JSONItem encoding issue in 2021 releases

I wouldn’t use a function; a method with passing the string by reference reduces the cost to the method call in the best case (the encoding is UTF8).

Public Sub ensure_utf8_encoding (byref InputString As String)
  If InputString.Encoding = Nil Then
    // Encoding is unknown to the application but known by the developer
    InputString = InputString.DefineEncoding(Encodings.UTF8)
  End If
  
  If InputString.Encoding <> Encodings.UTF8 Then
    // Encoding is not UTF8, so convert to UTF-8
    InputString = InputString.ConvertEncoding(Encodings.UTF8)
  End If
  
  // Encoding is already UTF-8
  // do nothing
End Sub

The code i posted was originally from the forum. I believe it was optimized since byref was slower.

I am missing a call to Encodings.UTF8.IsValidData function to check if given bytes are UTF-8.

This solution is probably the cleanest, but still forces me to go add extra .UTF8() calls all over the place. Any chance Xojo will be adding something like this to the JSON classes so they can assume UTF8 if there is no encoding defined?

1 Like

The problem with what you propose is that it would then fail silently somewhere else if the text wasn’t UTF8 compatible.

If there is no encoding defined, the VAST majority of the time it should have been UTF8. Leaving the JSON classes broken in this manner because the fix may cause a similar issue for a very small minority of cases (when the string is not UTF8 compatible) is … short sighted.

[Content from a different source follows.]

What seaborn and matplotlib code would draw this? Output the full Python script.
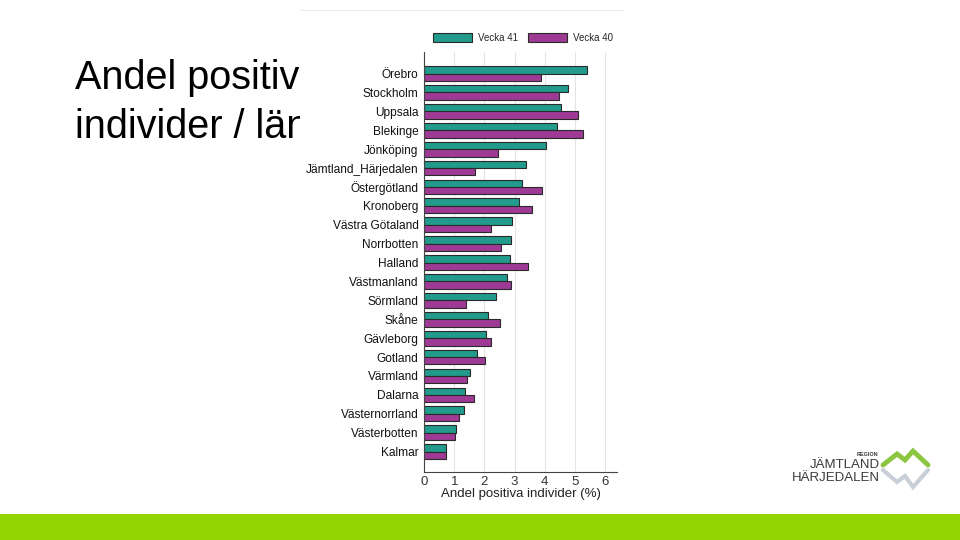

If no encoding is defined on a string, the MBS Plugin will treat it as MacRoman on macOS or Windows ANSI on Linux/Windows automatically as fallback. No exceptions needed.

1 Like

A reasonable compromise might be for JSONItem (and ParseJSON) to test for valid UTF-8 where the encoding is nil, and only raise the exception when it’s not.

5 Likes

I agree with Kem!

2 Likes

Our legacy code then is fragile, makes it hard to feel confident updating to 2021 since JSONitem is performing differently now than expected and can cause crashes if encoding is not defined and not assumed. My app crashes after compiling for any 2021 build as of right now. I can identify where, that’s not the issue. But now we have to define encoding every time we want to assign a string to a JSONitem from something like a RowSet or it crashes.

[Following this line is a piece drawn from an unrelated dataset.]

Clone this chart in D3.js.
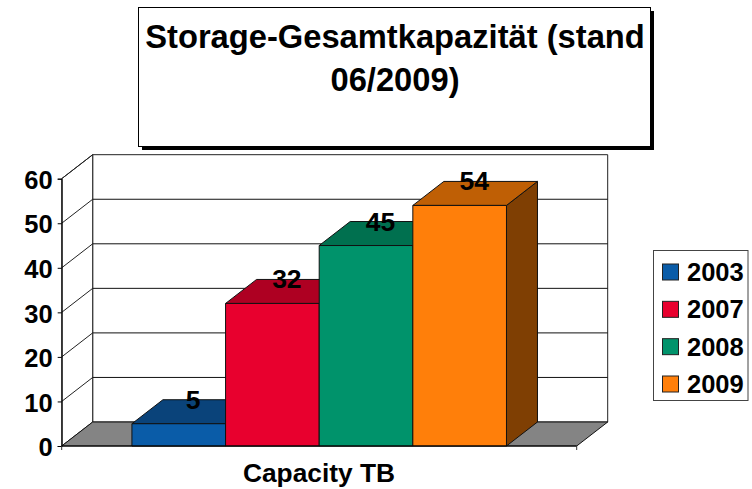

That said, on the plus side the new JSONitem is noticeably faster! I hope there is a way to solve this that doesn’t involve refactoring hundreds of JSONitem lines of code.

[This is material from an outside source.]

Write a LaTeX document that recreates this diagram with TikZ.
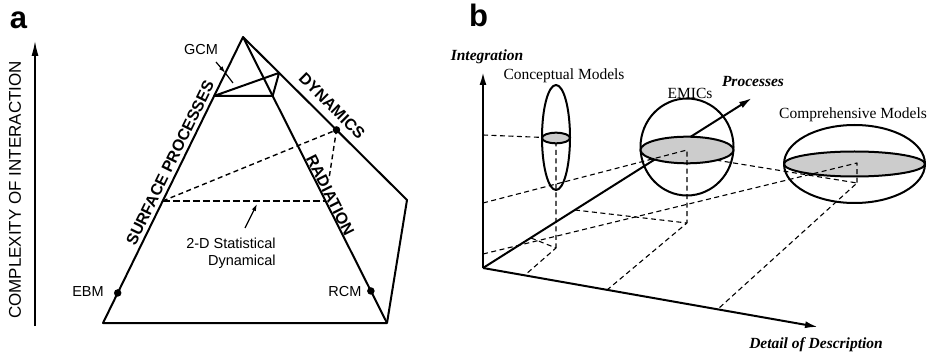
\documentclass[tikz,border=0pt]{standalone}
\usepackage{fontspec}
\setmainfont{Liberation Serif}
\newfontfamily\helv{Liberation Sans}
\usetikzlibrary{arrows.meta, calc}

\begin{document}
\begin{tikzpicture}[x=1pt, y=1pt, line join=round,
        edge/.style={line width=2pt},
        guide/.style={line width=1.1pt, dash pattern=on 5pt off 3.5pt},
        heavyguide/.style={line width=2.6pt, dash pattern=on 7pt off 3pt},
        axis/.style={line width=2pt, -{Latex[length=13pt,width=7pt]}},
        pointer/.style={line width=1.2pt, -{Latex[length=7pt,width=4.5pt]}},
        marker/.style={circle, fill=black, inner sep=0pt, minimum size=7.5pt},
        disk/.style={line width=2pt, fill=black!20},
        panel/.style={font=\helv\bfseries\fontsize{31}{31}\selectfont, inner sep=0pt},
        sanslabel/.style={font=\helv\fontsize{14.5}{17}\selectfont, inner sep=0pt},
        sidelabel/.style={font=\helv\bfseries\fontsize{16}{16}\selectfont, inner sep=1pt, sloped},
        serlabel/.style={font=\fontsize{15.5}{18}\selectfont, inner sep=0pt},
        axlabel/.style={font=\bfseries\itshape\fontsize{15.5}{18}\selectfont, inner sep=0pt}
    ]
    \useasboundingbox (0,0) rectangle (936,356);

    % panel a
    \node[panel] (lbla) at (18.5,335.5) {a};
    \coordinate (ybot) at (35,30);
    \coordinate (ytop) at (35,316);
    \draw[axis, -{Latex[length=16pt,width=7pt]}] (ybot) -- (ytop);
    \node[font=\helv\fontsize{17}{17}\selectfont, rotate=90, inner sep=0pt] (ylab) at (15,166) {COMPLEXITY OF INTERACTION};

    \coordinate (apex) at (243,319);
    \coordinate (bl) at (103,33);
    \coordinate (br) at (387,33);
    \coordinate (dc) at (407,156);
    \draw[edge] (bl) -- (apex) -- (dc) -- (br) -- cycle;
    \draw[edge] (apex) -- (br);

    \coordinate (t1) at ($(apex)!0.206!(bl)$);
    \coordinate (t3) at ($(apex)!0.206!(br)$);
    \coordinate (t2) at ($(apex)!0.22!(dc)$);
    \draw[edge] (t1) -- (t3) -- (t2) -- cycle;

    \coordinate (l1) at ($(bl)!0.4266!(apex)$);
    \coordinate (r1) at ($(br)!0.4266!(apex)$);
    \draw[heavyguide] (l1) -- (r1);
    \node[marker] (dynpt) at ($(apex)!0.57!(dc)$) {};
    \coordinate (dynend) at ($(dynpt.center)!0.7!(r1)$);
    \draw[guide, line width=1.4pt] (l1) -- (dynpt.center) -- (dynend);

    \node[marker] (ebm) at ($(bl)!0.105!(apex)$) {};
    \node[marker] (rcm) at ($(br)!0.112!(apex)$) {};
    \node[sanslabel] (ebmlab) at (88,64) {EBM};
    \node[sanslabel] (rcmlab) at (345,64) {RCM};
    \node[sanslabel] (gcmlab) at (201,306) {GCM};

    \coordinate (gcmtail) at (216,294);
    \coordinate (gcmhit) at ($(apex)!0.126!(bl)$);
    \coordinate (gcmend) at (233,273);
    \draw[pointer] (gcmtail) -- (gcmhit);
    \draw[line width=1.2pt] (gcmhit) -- (gcmend);

    \node[sanslabel, align=right] (sdlab) at (231,103) {2-D Statistical\\Dynamical};
    \coordinate (sdtail) at (245,128);
    \coordinate (sdhead) at (257,152);
    \draw[pointer] (sdtail) -- (sdhead);

    \path (bl) -- (apex) node[sidelabel, pos=0.544, above=3.3pt] (surf) {SURFACE PROCESSES};
    \path (apex) -- (dc) node[sidelabel, pos=0.483, above=7pt] (dyn) {DYNAMICS};
    \path (apex) -- (br) node[sidelabel, pos=0.563, above=0pt] (rad) {RADIATION};

    % panel b
    \node[panel] (lblb) at (478.5,341) {b};
    \coordinate (orig) at (483,88);
    \coordinate (itop) at (483,284);
    \coordinate (dtip) at (818,29);
    \coordinate (ptip) at (752,258);

    \coordinate (cm) at (556,218);
    \coordinate (em) at (687,206);
    \coordinate (km) at (857,193);
    \coordinate (g1) at (556,108);
    \coordinate (g2) at (687,133);
    \coordinate (g3) at (857,173);
    \coordinate (ia) at (483,221);
    \coordinate (ib) at (483,153);
    \coordinate (ic) at (483,102);
    \coordinate (pa1) at (531,118);
    \coordinate (pa2) at (575,146);
    \coordinate (pa3) at (666,204);
    \coordinate (da1) at (525,81);
    \coordinate (da2) at (607,66);
    \coordinate (da3) at (718,47);

    \draw[guide] (ia) -- (cm) -- (g1);
    \draw[guide] (pa1) -- (g1) -- (da1);
    \draw[guide] (pa2) -- (g2) -- (da2);
    \draw[guide] (pa3) -- (g3) -- (da3);

    \draw[axis] (orig) -- (itop);
    \draw[axis] (orig) -- (dtip);
    \draw[axis] (orig) -- (ptip);

    \draw[edge] ($(cm)+(0,0.5)$) ellipse [x radius=14, y radius=52.5];
    \draw[edge] ($(em)+(0,3)$) ellipse [x radius=46.5, y radius=48.5];
    \draw[edge] ($(km)+(-2.5,-1)$) ellipse [x radius=70.5, y radius=39];

    \draw[disk] (cm) ellipse [x radius=14, y radius=5.3];
    \draw[disk] (em) ellipse [x radius=46.5, y radius=13.3];
    \draw[disk] ($(km)+(-2.5,-1)$) ellipse [x radius=70.5, y radius=12.5];

    \draw[guide] (ib) -- (em) -- (g2);
    \draw[guide] (ic) -- (km) -- (g3);

    \node[axlabel] (intlab) at (487,299) {Integration};
    \node[serlabel] (cmlab) at (564,280) {Conceptual Models};
    \node[serlabel] (emlab) at (690,263) {EMICs};
    \node[axlabel] (prlab) at (753,274) {Processes};
    \node[serlabel] (kmlab) at (853,241) {Comprehensive Models};
    \node[axlabel] (ddlab) at (816,11) {Detail of Description};
\end{tikzpicture}
\end{document}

So now will someone explain if I need to change anything when switching my project from 2021r1.1 to the latest? If I am trapping JSON errors will they fail silently unless I change my code?

The function identified in this thread does resolve this encoding problem.

In my case with a MySQL table set with Table collation = UTF8 still fails when needing to use JSONItem. When I do the JSOItem ToString is always blank due to encoding. Using the return from a RowSet works in other needs such getting the integer or string value without a problem requiring a test or setting of encoding.

I agree with many on this thread the way JSON now works requires additional coding and that additional work while not extensive identifies a significant departure from previous JSONItem implementation that affects a majority for a minority need.

From a XOJO perspective how to resolve is a good question

i don’t see an issue in there, a xojo string by default is utf-8 but if it comes from the outside of xojo you always need to make sure it’s the expected encoding. If you never did, you created something that “may” get errors or encoding issues as you see now (since it’s now more strict).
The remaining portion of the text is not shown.